Divacurator
Idolâtré, haï – ou les deux à la fois –, Rem Koolhaas est depuis ces trois dernières décennies l'incontournable gourou des architectes, sans doute la figure d’architecte la plus importante depuis Le Corbusier. Même si son parcours ne révèle sa cohérence qu’après coup, il semble toujours frapper là où il n'est pas attendu. En virtuose du contre-pied, il a ainsi très vite su mettre en évidence la perversion du système des « starchitectes », auquel il appartient ; aujourd'hui, investi de son rôle de commissaire imperator de la quatorzième biennale d'architecture de Venise, il s'arroge le pouvoir d'en décréter la vanité. En occultant ostensiblement la « starchitecture » – absence ici érigée en manifeste, il ne prétend pas qu'elle va disparaître : il en signale l'obsolescence et l'incapacité à générer des principes fondamentaux, préférant imposer sur la lagune vénitienne le bilan d'un siècle de construction. Un constat que personne ne semblait vouloir accepter alors que, loin des récits héroïques, notre environnement construit aura rarement été déterminé par une démarche réellement architecturale. Paradoxalement, Koolhaas a dû mobiliser toute la puissance de son aura médiatique pour démontrer l'impotence de l'architecte envers la société.

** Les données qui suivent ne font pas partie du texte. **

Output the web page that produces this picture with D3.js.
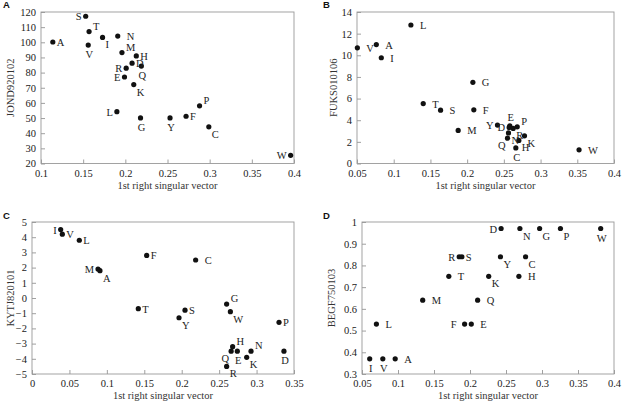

Beaucoup ne lui pardonneront pas d'avoir brisé ce rêve : les architectes et journalistes venus faire leur marché de tubards ou d'images pour les concours à venir en seront terriblement dépités. Pourtant l'histoire nous aide à comprendre comment nous en sommes arrivés là et comment agir sur le réel. Elle ouvre à l'interprétation et à l'invention, elle est l'antidote au passéisme avec lequel les Bouvard et Pécuchet de l’architecture dite « contemporaine » la confondent trop souvent.